- [WHAT NEEDS TO BE DONE]:
Find each line with the string "draw" and copy it.

- [DATASET CONTENT]:
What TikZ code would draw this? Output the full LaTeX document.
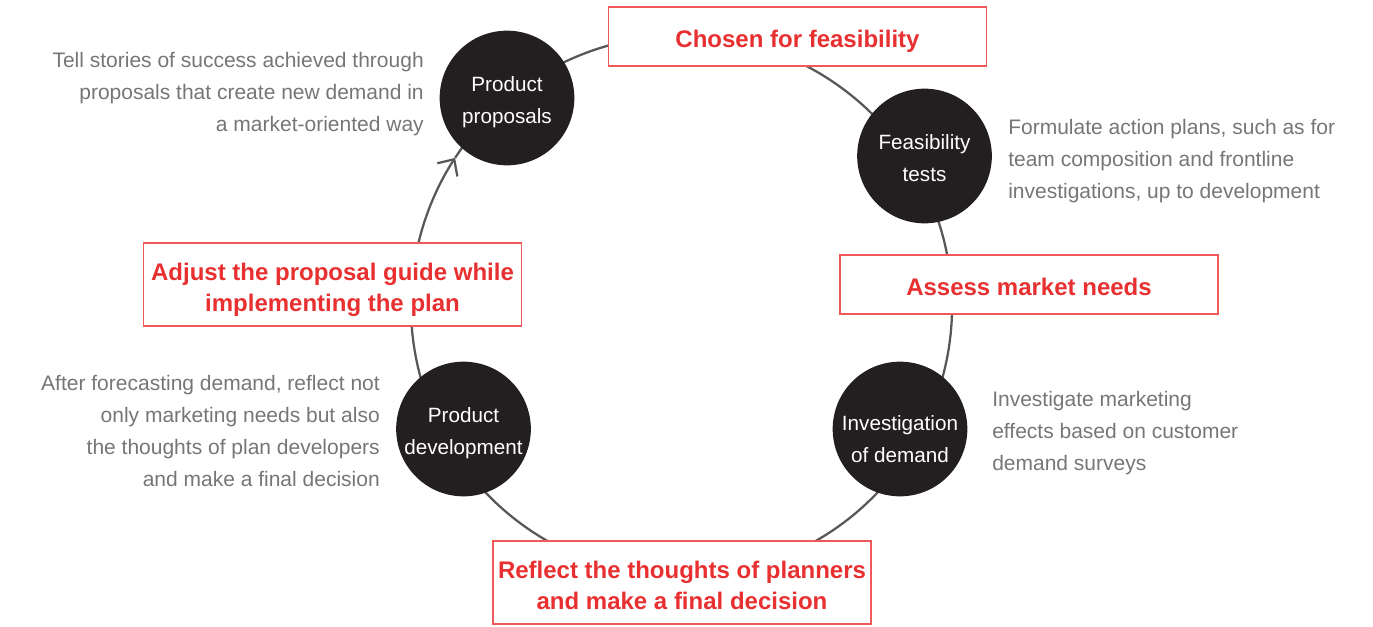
\documentclass[tikz,border=0pt]{standalone}
\usepackage{fontspec}
\setmainfont{Liberation Sans}
\usepackage{tikz}
\usetikzlibrary{arrows.meta}
\definecolor{CycleDot}{RGB}{35,31,32}
\definecolor{CycleRing}{RGB}{88,88,88}
\definecolor{CycleBoxRed}{RGB}{238,90,90}
\definecolor{CycleTextRed}{RGB}{232,48,48}
\definecolor{CycleNote}{RGB}{118,118,118}

\begin{document}
\begin{tikzpicture}[x=0.75pt,y=0.75pt,
  lift/.style={execute at begin node={\rule{0pt}{#1}},execute at end node={\rule[-5pt]{0pt}{5pt}}},
  dot/.style={lift=#1,circle,fill=CycleDot,text=white,minimum size=101pt,inner sep=0pt,align=center,font=\fontsize{15.5}{24}\selectfont},
  dot/.default=43.2pt,
  tag/.style={lift=21.8pt,draw=CycleBoxRed,line width=1pt,fill=white,text=CycleTextRed,minimum width=283.5pt,minimum height=#1,inner sep=0pt,align=center,font=\fontsize{18}{23.25}\selectfont\bfseries},
  note/.style={lift=#1,text=CycleNote,inner sep=0pt,font=\fontsize{15.75}{24}\selectfont},
  ring/.style={draw=CycleRing,line width=1.7pt}]
\useasboundingbox (0,0) rectangle (1373,626);
\coordinate (hub) at (681.5,320);
% the cycle
\draw[ring] ([shift={(146.8:202.9pt)}]hub) arc[start angle=146.8,end angle=-193.5,radius=202.9pt];
\draw[ring,-{Straight Barb[length=9.5pt,width=18pt]}] ([shift={(166.5:202.9pt)}]hub)
   arc[start angle=166.5,end angle=146.8,radius=202.9pt];
\foreach \nm/\x/\y/\txt in %
{pp/507/528/{Product\\proposals},ft/924.5/470/{Feasibility\\tests},
 pd/463.5/197/{Product\\development}} {
   \node[dot] (\nm) at (\x,\y) {\txt};
}
   \node[dot=55pt,inner sep=-4pt] (id) at (900,197) {Investigation\\of demand};
   \node[tag=44.25pt] (feas) at (797.5,589.5) {Chosen for feasibility};
   \node[tag=44.25pt] (needs) at (1029,341.5) {Assess market needs};
   \node[tag=62.25pt,lift=45pt] (reflect) at (682,43.5) {Reflect the thoughts of planners\\and make a final decision};
   \node[tag=62.25pt,lift=45pt] (adjust) at (332.5,341.5) {Adjust the proposal guide while\\implementing the plan};
% side notes
   \node[note=64.3pt,anchor=east,align=right] (ppnote) at (424,534) {Tell stories of success achieved through\\proposals that create new demand in\\a market-oriented way};
   \node[note=64.3pt,anchor=west,align=left] (ftnote) at (1008,467.5) {Formulate action plans, such as for\\team composition and frontline\\investigations, up to development};
   \node[note=64.3pt,anchor=west,align=left] (idnote) at (992,195) {Investigate marketing\\effects based on customer\\demand surveys};
   \node[note=88.3pt,anchor=east,align=right] (pdnote) at (380,195) {After forecasting demand, reflect not\\only marketing needs but also\\the thoughts of plan developers\\and make a final decision};
\end{tikzpicture}
\end{document}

- [SOLUTION FOR THIS PROBLEM]:
What TikZ code would draw this? Output the full LaTeX document.
  tag/.style={lift=21.8pt,draw=CycleBoxRed,line width=1pt,fill=white,text=CycleTextRed,minimum width=283.5pt,minimum height=#1,inner sep=0pt,align=center,font=\fontsize{18}{23.25}\selectfont\bfseries},
  ring/.style={draw=CycleRing,line width=1.7pt}]
\draw[ring] ([shift={(146.8:202.9pt)}]hub) arc[start angle=146.8,end angle=-193.5,radius=202.9pt];
\draw[ring,-{Straight Barb[length=9.5pt,width=18pt]}] ([shift={(166.5:202.9pt)}]hub)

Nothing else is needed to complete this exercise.